Il n’y a évidemment pas un mot de vrai dans cette histoire et je suis le plus sage petit garçon de Paris, mais je me suis si souvent complu à me figurer que j’avais accompli ou allais accomplir d’aussi honorables exploits, qu’il n’y a pas là non plus un mensonge.

? ? ?
Demande d’emploi
Il y a des gens qui font de l’argent, d’autres de la neurasthénie, d’autres des enfants. Il y a ceux qui font de l’esprit. Il y a ceux qui font l’amour, ceux qui font pitié.
Depuis le temps que je cherche à faire quelque chose ! Il n’y a rien à y faire : il n’y a rien à faire.
Peut-être est-ce ma voie. Je bois, je suis devenu un peu ivrogne; notez-le, je perds rarement ma dignité. Je bois à plusieurs, avec les femmes surtout.

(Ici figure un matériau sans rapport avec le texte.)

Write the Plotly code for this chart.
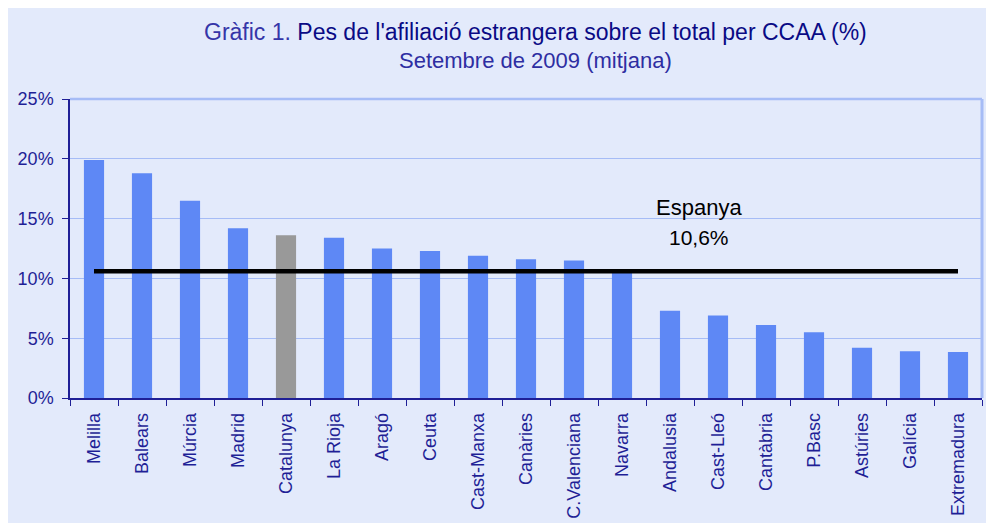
import plotly.graph_objects as go

categories = ["Melilla", "Balears", "Múrcia", "Madrid", "Catalunya", "La Rioja", "Aragó",
              "Ceuta", "Cast-Manxa", "Canàries", "C.Valenciana", "Navarra", "Andalusia",
              "Cast-Lleó", "Cantàbria", "P.Basc", "Astúries", "Galícia", "Extremadura"]
values = [19.9, 18.8, 16.5, 14.2, 13.6, 13.4, 12.5, 12.3, 11.9, 11.6, 11.5, 10.5, 7.3,
          6.9, 6.1, 5.5, 4.2, 3.9, 3.85]
espanya = 10.6
highlight = "Catalunya"
y_ticks = [0, 5, 10, 15, 20, 25]
y_tick_labels = ["0%", "5%", "10%", "15%", "20%", "25%"]

BG = "#E3EAFB"
BAR = "#5E88F5"
GREY = "#999999"
NAVY = "#1F1F96"
GRID = "#A6BCF6"
FONT = "Liberation Sans, Arial, sans-serif"

colors = [GREY if c == highlight else BAR for c in categories]

fig = go.Figure()
fig.add_trace(go.Bar(x=categories, y=values, marker=dict(color=colors, line=dict(width=0)),
                     hoverinfo="x+y"))
fig.add_trace(go.Scatter(x=[categories[0], categories[-1]], y=[espanya, espanya], mode="lines",
                         line=dict(color="black", width=4.5), hoverinfo="skip"))

shapes = [
    dict(type="line", xref="paper", yref="paper", x0=0, x1=1, y0=1, y1=1,
         line=dict(color=GRID, width=2.5), layer="below"),
    dict(type="line", xref="paper", yref="paper", x0=1, x1=1, y0=0, y1=1,
         line=dict(color=GRID, width=3), layer="below"),
]

label = f"{espanya:.1f}".replace(".", ",") + "%"
annotations = [
    dict(xref="paper", yref="paper", x=0.51, y=1.224, xanchor="center", yanchor="middle",
         showarrow=False,
         text="<span style='color:#3535A8'>Gràfic 1.</span> Pes de l'afiliació estrangera sobre el total per CCAA (%)",
         font=dict(family=FONT, size=23, color="#0A0A85")),
    dict(xref="paper", yref="paper", x=0.51, y=1.130, xanchor="center", yanchor="middle",
         showarrow=False, text="Setembre de 2009 (mitjana)",
         font=dict(family=FONT, size=22, color="#2E2EA2")),
    dict(xref="paper", yref="paper", x=0.690, y=0.636, xanchor="center", yanchor="middle",
         showarrow=False, text="Espanya", font=dict(family=FONT, size=22, color="black")),
    dict(xref="paper", yref="paper", x=0.690, y=0.538, xanchor="center", yanchor="middle",
         showarrow=False, text=label, font=dict(family=FONT, size=21, color="black")),
]

fig.update_layout(
    width=986, height=515,
    margin=dict(l=62, r=12, t=91, b=125, autoexpand=False),
    paper_bgcolor=BG,
    plot_bgcolor=BG,
    showlegend=False,
    bargap=0.58,
    shapes=shapes,
    annotations=annotations,
    font=dict(family=FONT, color=NAVY),
    xaxis=dict(
        type="category", tickangle=-90, tickson="boundaries", ticks="outside", ticklen=6,
        tickcolor=NAVY, showline=True, linecolor=NAVY, linewidth=1.5, showgrid=False,
        tickfont=dict(family=FONT, size=18, color=NAVY), ticklabelstandoff=6, automargin=False,
    ),
    yaxis=dict(
        range=[0, 25], tickvals=y_ticks, ticktext=y_tick_labels, ticks="outside", ticklen=6,
        tickcolor=NAVY, showline=True, linecolor=NAVY, linewidth=1.5, showgrid=True,
        gridcolor=GRID, gridwidth=1, zeroline=False,
        tickfont=dict(family=FONT, size=18, color=NAVY), ticklabelstandoff=5, automargin=False,
    ),
)

fig.write_html("out.html")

Et je bois seul, avec de grands hoquets.
Camarades ! il n’y a pas de camarades. Je ne vous aime pas. Vous pouvez vivre et vous amuser, ça m’est égal.
– Il n’y a rien de possible, pas même le suicide. (…) Le suicide est, quoi qu’on veuille, un acte-désespoir ou un acte-dignité. Se tuer, c’est convenir qu’il y a des obstacles effrayants, des choses à redouter, ou seulement à prendre en considération.
– Selon vous le suicide est un pis-aller.
– Exactement. Et un pis-aller à peine moins antipathique qu’un métier ou qu’une morale.
Choisir un point qu’on appellera commencement; on ne le reconnaît qu’à ce qu’il touche la fin et qu’il sera partout où sera la fin, commandé par elle.

Pensées
Ménagez la mort, mon ami. Disposez un coussin sur son siège. Distrayez la, flattez la, faites lui la vie agréable, qu’elle n’aille pas vous quitter.
Cette personne, la plus méconnue, c’est d’elle que vous recevrez tout, c’est votre seul gage d’existence. Privé de sa compagnie, il ne vous reste plus qu’à jouer aux billes.
Splendeur de ma voix qui s’élève seule, seule, dédaigneuse de toute oreille, faite pour aucune. Je frémis au sommet du mot seul, sur une limite aussi pathétique que le tournoiement du derviche hurleur, ou du chancellement du boxeur avant qu’il s’écroule, ou de l’avion qui pique en flammes.
Depuis vingt heures inquiet, mal à l’aise parce qu’une petite fille sans beauté et sans profondeur n’a pas témoigné assez de bonne grâce au téléphone. A chaque bout du fil, deux êtres pleins – pas d’un dépit de coquetterie – de la déception un peu rancunière de voir qu’un être qu’on a failli aimer y a manqué aussi.